Incompetence has become a major pet peeve for me. I do not purchase much online anymore. When I do, I expect that my packages will be delivered as they are supped to do. For at least 8 months now, that is not the case. A majority of companies have begun shipping FedEx. For whatever reason, 95% of the places I order from use them now. BIG mistake!!! I don't know if this is an issue everywhere or just here, but I can guarantee that if a package is being delivered by them...I will not have it for as much as 2 weeks AFTER the promised delivery date. This is unacceptable!!! If that's not enough, following their tracking information...is a joke! The latest package, has shown it to be delivered at least 4 times since the 4th of December and yet, it still shows that it is returned to the hub every single day. There have been packages showing as undeliverable due to no one at residence...there is ALWAYS someone at my house 24/7.  It will show delayed, or left at front door...which is humorous since the driver will only leave packages at my gate - rain or shine. I am so fed up with the amount of bullshit that is spewed from so many directions!!!!!!!!!

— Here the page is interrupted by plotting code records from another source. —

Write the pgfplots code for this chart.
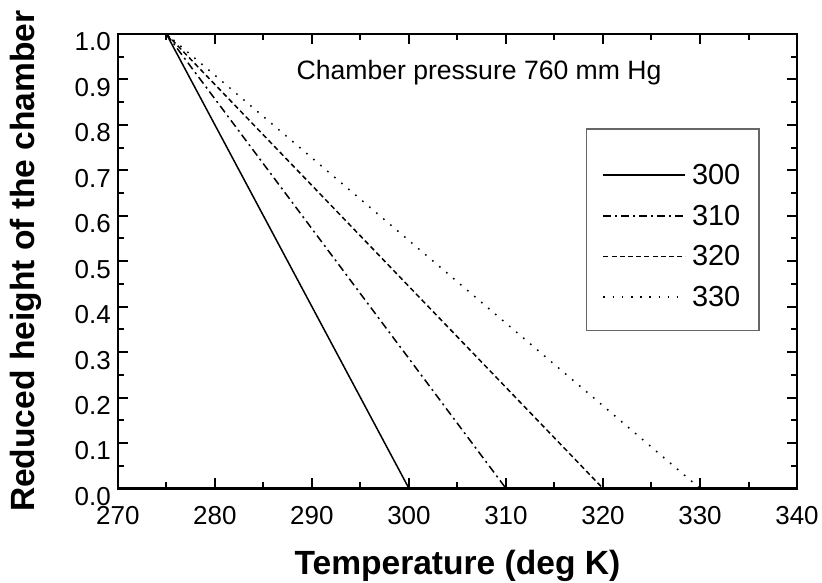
\documentclass[border=0pt]{standalone}
\usepackage{fontspec}
\setmainfont{Liberation Sans}
\usepackage{pgfplots}
\pgfplotsset{compat=1.18}

\begin{document}
\begin{tikzpicture}
\path[use as bounding box] (-59pt,-47pt) rectangle (352.5pt,244.5pt);
\begin{axis}[
  at={(0,0)}, anchor=south west,
  width=340pt, height=227.5pt,
  scale only axis,
  xmin=270, xmax=340,
  ymin=0, ymax=1,
  xtick={270,280,...,340},
  ytick={0,0.1,...,1.0},
  minor x tick num=1,
  minor y tick num=1,
  tick align=inside,
  major tick length=5pt,
  minor tick length=3pt,
  every tick/.style={black, line width=1pt},
  axis line style={line width=1.2pt},
  /pgf/number format/assume math mode=true,
  /pgf/number format/1000 sep={},
  yticklabel style={/pgf/number format/fixed, /pgf/number format/precision=1,
    /pgf/number format/fixed zerofill, yshift=-4pt},
  tick label style={font=\fontsize{13}{15}\selectfont},
  xticklabel style={yshift=-5.5pt},
  xlabel={Temperature (deg K)},
  ylabel={Reduced height of the chamber},
  label style={font=\fontsize{16.8}{19}\selectfont\bfseries},
  xlabel style={at={(axis description cs:0.5,-0.171)}, anchor=center},
  ylabel style={at={(axis description cs:-0.135,0.5)}, anchor=center},
  legend image code/.code={\draw[#1] (0pt,0pt) -- (41pt,0pt);},
  legend style={at={(rel axis cs:0.7132,0.7154)}, anchor=north west,
    draw=none, fill=none, inner sep=0pt,
    nodes={inner sep=1pt, text height=9.5pt, text depth=0pt,
      font=\fontsize{14.5}{16}\selectfont},
    cells={anchor=west}, column sep=2pt, row sep=8.85pt},
  clip=false,
]
\draw[gray!80!black, line width=0.6pt] (rel axis cs:0.6897,0.791) rectangle (rel axis cs:0.944,0.347);
\node[anchor=west, font=\fontsize{13.3}{15}\selectfont] at (rel axis cs:0.2529,0.9143) {Chamber pressure 760 mm Hg};

\addplot[black, line width=0.75pt] coordinates {(275,1) (300,0)};
\addplot[black, line width=0.75pt, dash pattern=on 4pt off 2pt on 1pt off 2pt] coordinates {(275,1) (310,0)};
\addplot[black, line width=0.75pt, dash pattern=on 2.5pt off 1.6pt] coordinates {(275,1) (320,0)};
\addplot[black, line width=0.75pt, dash pattern=on 0.8pt off 3.8pt] coordinates {(275,1) (330,0)};
\legend{300,310,320,330}
\end{axis}
\end{tikzpicture}
\end{document}
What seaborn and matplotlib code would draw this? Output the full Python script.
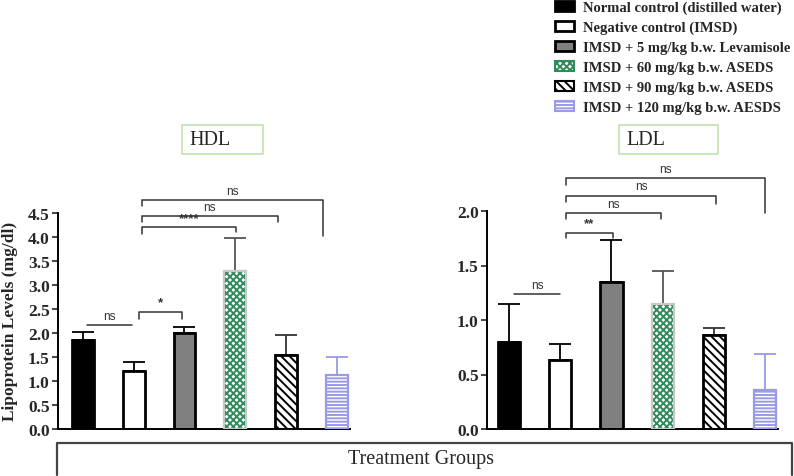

I am seriously at my breaking point. I have had enough of everything!!! If it weren't for a sense of responsibility, I would take a vacation all by myself, turn off my phone and just disappear for a bit. I do everything I can to help everyone else, making their lives a little easier, and all I seem to get is more stress! Apparently, by trying to help everyone, I have prevented others from being able to function on their own without having to turn to me for guidance on everything. If I am not pushing, it's not going to get done...at least not in a timely manner. It's irritating. I have always said, "a lack of preparation on your part, does not constitute an emergency on mine." Apparently, because I am home all the time, I have all the time in the world to cater to everyone else's needs, wants, and issues. By taking all this on, I have not been able to do anything that I want to do or enjoy. I have not built any furniture in nearly 2 years, I have taken any pictures really in about as long. I've missed 3 veteran coffee meetings due to illnesses and demands here. I'm tired, mentally/physically & emotionally!!!  I'm trying to find solid ground but I'm just not. I'd break down and cry if I could....but I can't cry for some reason. I am so far beyond overwhelmed that I just get angrier instead of calming down. I'm tired of being told one thing and finding out the opposite has happened....or nothing is being done. I know a lot of my frustration comes into play over my own expectations. I know what I do and will do, and when others neglect to do things, it hurts me...rather than deal with hurt, it turns to anger. 


I am someone, even if it has been buried for a long time, that wants to celebrate everything. From little accomplishments to big, holidays, birthdays...everything. I truly believe life should be a celebration. However, I have become pretty jaded over the years. Even though I try to celebrate holidays and birthdays still, I have neglected everything else. You get tired of being told it's stupid, a waste of time, why bother, etc. If that is how you feel, fine. It's no one else's problem to deal with but you. I've heard it all. Over the years, I've allowed these thoughts to enter into my own thoughts...and sadly, some have taken hold. I'm a strong person, I was raised to be. I was raised to be self-dependent. When you depend on others, you allow for others to have control over you. So, no one has ever fully been let into my entire being. Some have gotten deeper than others but I can't say there is a single person that knows all there is to know about me. To me that is sad, but it is what it is. A few that I allowed to get closer have let me down or disappointed my trust; so they are just completely removed from my life. As I said, I'm tired. 


I could go on and on about so much irritation in my own life at the moment. I need to take a step back, reevaluate and find a new path. What I've been doing is no longer working. I believe the coming weeks will be about finding some form of balance, somehow. Until then, I encourage you all to use some sense, some common courtesies, some common sense and some compassion.